Bahkan, para Nabi dan Rasul pun tak luput dari salah dan dosa (kecil). Namun, mereka mendapat kemuliaan yakni terjaga dari dosa dan maksiat (ma’shuum). Artinya, ketika melakukan kesalahan, seketika itu pula ditegur oleh Allah SWT, lalu memperbaikinya.
Karakter orang bertakwa yang keempat pada Surah Ali Imran ayat 135 di atas, merefleksikan keadaan manusia seutuhnya, yaitu disadari atau tidak, besar atau kecil, pasti pernah melakukan dosa. Oleh karenanya, Allah ‘Azza Wa Jalla menyuguhkan tiga tuntunan kepada orang bertakwa ketika ia berdosa.
Pertama, mengingat-Nya (dzikrullah). Syeikh Mutawalli Sya’rowi, dalam Tafsir As-Sya’rowi, menuturkan bahwa sejatinya orang yang berbuat maksiat, dialah yang lupa kepada Rabb-nya. Dosa yang dia lakukan pun sebenarnya terlahir dari kelemahannya sebagai manusia, yang penuh dengan keterbatasan. Hatinya menjerit dari dosa itu. Tapi kelemahannya sebagai manusia membuat dia tidak bisa mengelak. Marilah senantiasa mengingat-Nya, nisacaya Dia akan mengingat kita (QS. 2 : 152).
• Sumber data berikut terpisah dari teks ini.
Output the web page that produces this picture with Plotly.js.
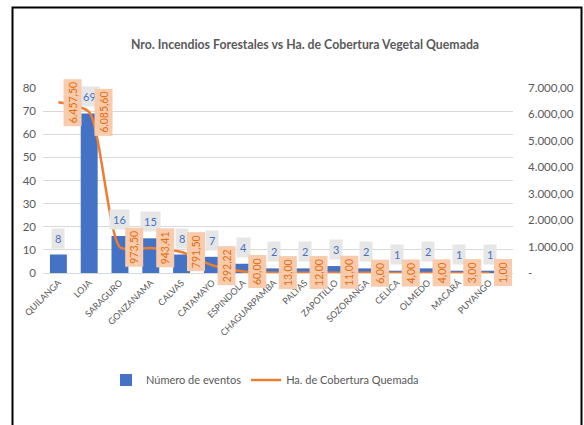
<!DOCTYPE html>
<html>
<head>
<meta charset="utf-8">
<script src="https://cdn.plot.ly/plotly-3.0.1.min.js"></script>
<style>
html,body{margin:0;padding:0;background:#fff;}
#chart{width:584px;height:425px;}
</style>
</head>
<body>
<div id="chart"></div>
<script>
var categories = ["QUILANGA","LOJA","SARAGURO","GONZANAMA","CALVAS","CATAMAYO","ESPINDOLA","CHAGUARPAMBA","PALTAS","ZAPOTILLO","SOZORANGA","CELICA","OLMEDO","MACARÁ","PUYANGO"];
var eventos = [8,69,16,15,8,7,4,2,2,3,2,1,2,1,1];
var hectareas = [6457.50,6085.60,973.50,943.41,791.50,292.22,60.00,13.00,12.00,11.00,6.00,4.00,4.00,3.00,1.00];
var leftTicks = [0,10,20,30,40,50,60,70,80];
var rightTickVals = [0,1000,2000,3000,4000,5000,6000,7000];
var rightTickText = ["-","1.000,00","2.000,00","3.000,00","4.000,00","5.000,00","6.000,00","7.000,00"];

function fmt(v){
  var s = v.toFixed(2).split(".");
  var ip = s[0].replace(/\B(?=(\d{3})+(?!\d))/g, ".");
  return ip + "," + s[1];
}

var FONT = "Lato, 'Open Sans', sans-serif";
var GRAY = "#595959";

var traces = [
  {type:"bar", name:"Número de eventos", x:categories, y:eventos,
   marker:{color:"#4472c4"}, hoverinfo:"x+y"},
  {type:"scatter", mode:"lines", name:"Ha. de Cobertura Quemada", x:categories, y:hectareas,
   yaxis:"y2", line:{color:"#ed7d31", width:2.5, shape:"spline", smoothing:0.6}}
];

var ann = [];
categories.forEach(function(c,i){
  ann.push({x:c, y:eventos[i], xref:"x", yref:"y", text:String(eventos[i]),
    showarrow:false, yanchor:"bottom", yshift:6, bgcolor:"#e7e6e6", borderpad:3,
    font:{family:FONT, size:11, color:"#4472c4"}});
});
categories.forEach(function(c,i){
  ann.push({x:c, y:hectareas[i], xref:"x", yref:"y2", text:fmt(hectareas[i]),
    showarrow:false, xanchor:"center", yanchor:"middle", xshift:14, textangle:-90,
    bgcolor:"#f8cbad", borderpad:2.5,
    font:{family:FONT, size:10.5, color:"#e46c0a"}});
});

var L=43, R=71, T=88, B=152, PW=584-L-R, PH=425-T-B;
function px2x(p){return (p-L)/PW;}
function py2y(p){return (425-B-p)/PH;}

var layout = {
  width:584, height:425,
  margin:{l:L, r:R, t:T, b:B, pad:0, autoexpand:false},
  paper_bgcolor:"#ffffff", plot_bgcolor:"#ffffff",
  separators:",.",
  font:{family:FONT, color:GRAY},
  title:{text:"<b>Nro. Incendios Forestales vs Ha. de Cobertura Vegetal Quemada</b>",
    font:{family:FONT, size:12.3, color:GRAY}, x:305/584, xref:"container", xanchor:"center",
    y:1-45/425, yref:"container", yanchor:"middle"},
  bargap:0.45,
  showlegend:true,
  legend:{orientation:"h", x:106/584, xref:"container", xanchor:"left", y:1-380/425, yref:"container", yanchor:"middle",
    font:{family:FONT, size:11, color:GRAY}, itemwidth:30, tracegroupgap:0},
  xaxis:{type:"category", tickangle:-45, tickfont:{family:FONT, size:9, color:GRAY},
    showgrid:false, showline:true, linecolor:"#d9d9d9", linewidth:1, ticks:"", automargin:false},
  yaxis:{range:[0,80], tickvals:leftTicks, showgrid:true, gridcolor:"#d9d9d9", gridwidth:1,
    zeroline:true, zerolinecolor:"#d9d9d9", showline:false, ticks:"",
    tickfont:{family:FONT, size:11.5, color:GRAY}, ticklabelstandoff:6, automargin:false},
  yaxis2:{range:[0,7000], overlaying:"y", side:"right", tickvals:rightTickVals, ticktext:rightTickText,
    showgrid:false, zeroline:false, showline:false, ticks:"",
    tickfont:{family:FONT, size:11.5, color:GRAY}, ticklabelstandoff:14, automargin:false},
  annotations:ann,
  shapes:[{type:"rect", xref:"paper", yref:"paper",
    x0:px2x(12.5), x1:px2x(581.5), y0:py2y(440), y1:py2y(7.5),
    line:{color:"#000000", width:2}, fillcolor:"rgba(0,0,0,0)", layer:"above"}]
};

Plotly.newPlot("chart", traces, layout, {displayModeBar:false, responsive:false});
</script>
</body>
</html>
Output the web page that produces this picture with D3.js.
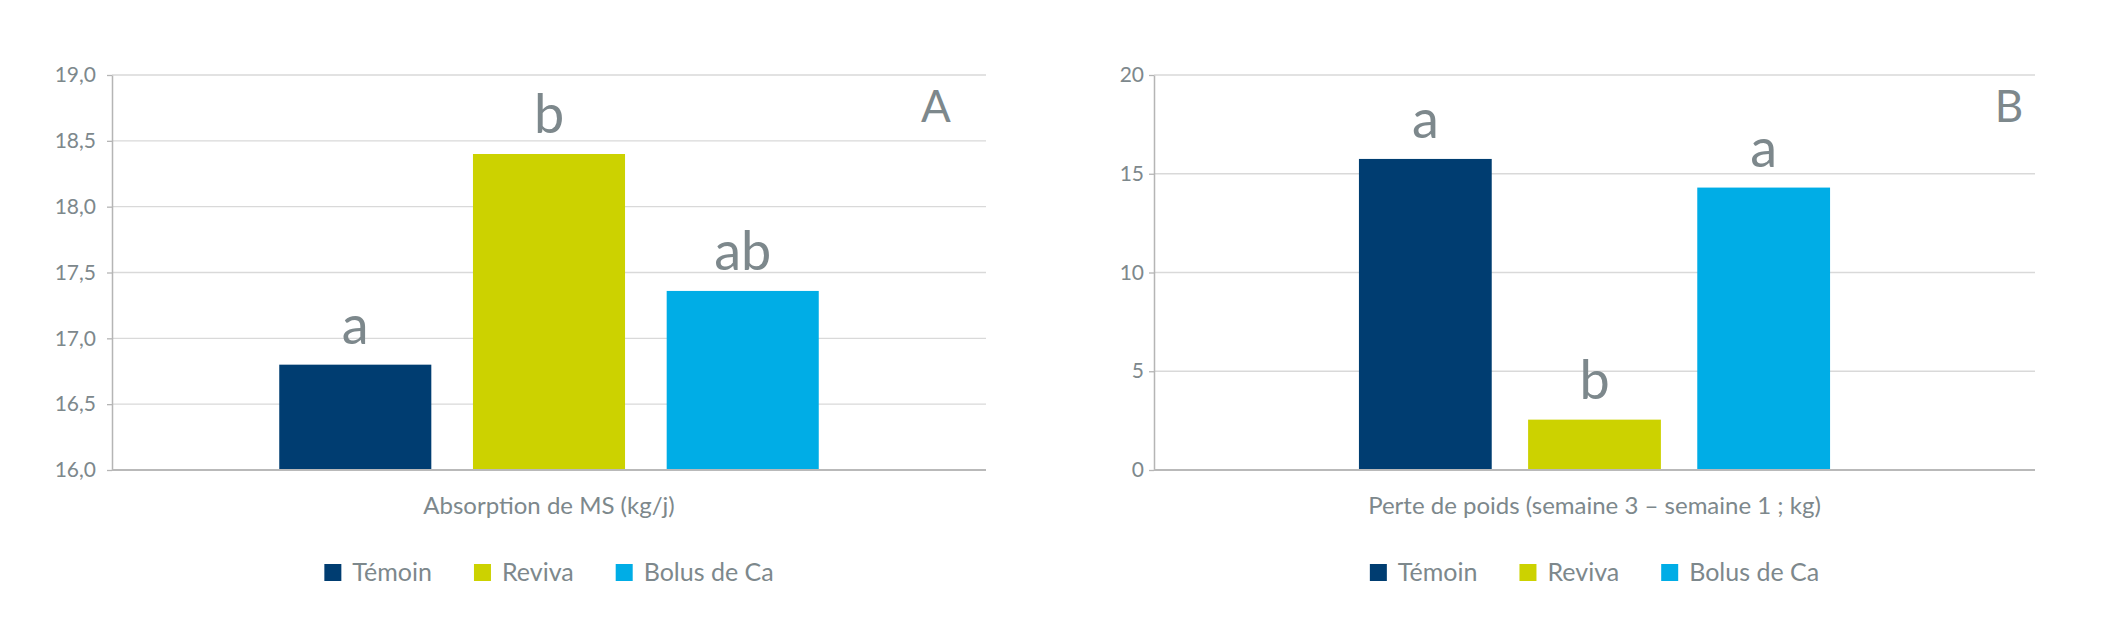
<!DOCTYPE html>
<html>
<head>
<meta charset="utf-8">
<script src="https://cdn.jsdelivr.net/npm/d3@7"></script>
<style>
  html, body { margin: 0; padding: 0; background: #ffffff; }
  svg { display: block; }
  text { font-family: Lato, "Noto Sans", sans-serif; }
</style>
</head>
<body>
<svg id="chart" width="2110" height="624"></svg>
<script>
// ---- data ----
const categories = ["Témoin", "Reviva", "Bolus de Ca"];
const seriesColors = ["#003d71", "#ccd200", "#00ade6"];

const valuesA = [16.8, 18.4, 17.36];
const lettersA = ["a", "b", "ab"];
const ticksA = [16.0, 16.5, 17.0, 17.5, 18.0, 18.5, 19.0];
const tickLabelsA = ["16,0", "16,5", "17,0", "17,5", "18,0", "18,5", "19,0"];
const axisTitleA = "Absorption de MS (kg/j)";
const panelTagA = "A";

const valuesB = [15.75, 2.55, 14.3];
const lettersB = ["a", "b", "a"];
const ticksB = [0, 5, 10, 15, 20];
const tickLabelsB = ["0", "5", "10", "15", "20"];
const axisTitleB = "Perte de poids (semaine 3 – semaine 1 ; kg)";
const panelTagB = "B";

// ---- layout ----
const textColor = "#7d888c";
const svg = d3.select("#chart");

const panels = [
  { values: valuesA, letters: lettersA, ticks: ticksA, tickLabels: tickLabelsA,
    title: axisTitleA, tag: panelTagA, x0: 112, x1: 986, outerPad: 0.31,
    tagOffset: 50, labelPad: 11 },
  { values: valuesB, letters: lettersB, ticks: ticksB, tickLabels: tickLabelsB,
    title: axisTitleB, tag: panelTagB, x0: 1154, x1: 2035, outerPad: 0.435,
    tagOffset: 26, labelPad: 5 }
];

const yTop = 75, yBottom = 470;

panels.forEach(p => {
  const g = svg.append("g");
  const domain = d3.extent(p.ticks);
  const y = d3.scaleLinear().domain(domain).range([yBottom, yTop]);

  const xGroup = d3.scaleBand().domain(["g"]).range([p.x0, p.x1])
    .paddingInner(0).paddingOuter(p.outerPad);
  const xSeries = d3.scaleBand().domain(categories)
    .range([xGroup("g"), xGroup("g") + xGroup.bandwidth()])
    .paddingInner(0.215).paddingOuter(0);

  // gridlines
  g.append("g").selectAll("line").data(p.ticks.filter(t => t !== domain[0]))
    .join("line")
    .attr("x1", p.x0).attr("x2", p.x1)
    .attr("y1", d => y(d)).attr("y2", d => y(d))
    .attr("stroke", "#d9d9d9").attr("stroke-width", 1.3);

  // bars
  g.append("g").selectAll("rect").data(p.values)
    .join("rect")
    .attr("x", (d, i) => xSeries(categories[i]))
    .attr("width", xSeries.bandwidth())
    .attr("y", d => y(d))
    .attr("height", d => y(domain[0]) - y(d))
    .attr("fill", (d, i) => seriesColors[i]);

  // significance letters
  g.append("g").selectAll("text").data(p.values)
    .join("text")
    .attr("x", (d, i) => xSeries(categories[i]) + xSeries.bandwidth() / 2)
    .attr("y", d => y(d) - 21)
    .attr("text-anchor", "middle")
    .attr("font-size", 54)
    .attr("fill", textColor)
    .text((d, i) => p.letters[i]);

  // y axis
  const yAxis = d3.axisLeft(y).tickValues(p.ticks)
    .tickFormat((d, i) => p.tickLabels[i])
    .tickSizeInner(5).tickSizeOuter(0).tickPadding(p.labelPad);
  const ya = g.append("g").attr("transform", `translate(${p.x0},0)`).call(yAxis);
  ya.select(".domain").attr("stroke", "#b5b5b5").attr("stroke-width", 1.5);
  ya.selectAll(".tick line").attr("stroke", "#b5b5b5").attr("stroke-width", 1.3);
  ya.selectAll(".tick text").attr("font-size", 21).attr("fill", textColor)
    .attr("font-family", "Lato, sans-serif");

  // x baseline
  g.append("line")
    .attr("x1", p.x0).attr("x2", p.x1)
    .attr("y1", y(domain[0])).attr("y2", y(domain[0]))
    .attr("stroke", "#b9b9b9").attr("stroke-width", 2);

  // axis title
  g.append("text")
    .attr("x", (p.x0 + p.x1) / 2).attr("y", 514)
    .attr("text-anchor", "middle")
    .attr("font-size", 24).attr("fill", textColor)
    .text(p.title);

  // panel tag
  g.append("text")
    .attr("x", p.x1 - p.tagOffset).attr("y", 122)
    .attr("text-anchor", "middle")
    .attr("font-size", 44).attr("fill", textColor)
    .text(p.tag);

  // legend
  const lg = g.append("g");
  const items = lg.selectAll("g").data(categories).join("g");
  items.append("rect").attr("width", 17).attr("height", 17)
    .attr("y", 564).attr("fill", (d, i) => seriesColors[i]);
  items.append("text").attr("x", 28).attr("y", 581)
    .attr("font-size", 25).attr("fill", textColor).text(d => d);
  let cx = 0;
  items.each(function () {
    const w = 28 + d3.select(this).select("text").node().getComputedTextLength();
    d3.select(this).attr("data-off", cx);
    cx += w + 42;
  });
  const total = cx - 42;
  const start = (p.x0 + p.x1) / 2 - total / 2;
  items.attr("transform", function () {
    return `translate(${start + (+this.getAttribute("data-off"))},0)`;
  });
});
</script>
</body>
</html>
Kedua, memohon ampunan-Nya (istighfar). “Permohonan ampunan yang disertai dengan penyesalan dan taubat.” Demikan ditegaskan oleh Imam Nashiruddin al-Baidhawi dalam tafsirnya, Anwar Al-Tanzil Wa Asrar Al-Ta’wil.
Imam Ibnu Katsir dalam kitabnya Tafsir Al-Qur’an Al-Azhim, mengutip sebuah Hadis Nabi SAW akan keagungan dan kasih sayang Allah yang luas tak bertepi.
Seorang hamba yang selalu berbuat dosa, tapi konsekuen memohon ampunan, maka Allah SWT berfirman, “Hamba-Ku telah berbuat dosa. Ia tahu bahwa ia punya Rabb yang mengampuni dosadan menyiksa karenanya. Aku jadikan kalian sebagai saksi bahwa aku telah mengampuni hamba-Ku maka silahkan ia berbuat apa yang ia inginkan.” (Al-Musnad: 7888).
Ketiga, tidak mengulangi kembali kesalahannya. Artinya, tidak diam apalagi bangga dalam kubangan dosa tanpa beristighfar dan berusaha meninggalkannya. Sebagaimana sabda Rasulullah SAW, “Bukanlah orang yang terus berbuat dosa orang yang meminta ampunan walaupun ia kembali melakukan dosa dalam sehari sebanyak tujuh puluh kali.” (HR. Imam Abu Daud: 1293).
Perlu kita renungi kembali, bahwa salah dan dosa tidak hanya menyelimuti orang-orang biasa/awam. Bahkan ustadz, kyai, para habaib dan ulama pun pernah berdosa. Tapi karakter keempat inilah yang inheren dengan kehidupan mereka.
Orang bertakwa bukan orang yang terlepas dari salah dan dosa. Namun, tak sampai membuat mereka lupa kepada Allah SWT dan putus asa. Sebab, rahmat dan ampunan Rabb-nya jauh lebih luas dari hamparan dosa yang ia kerjakan. Semoga kita menjadi bagian dari mereka. Aaminn ya robbal "alamin.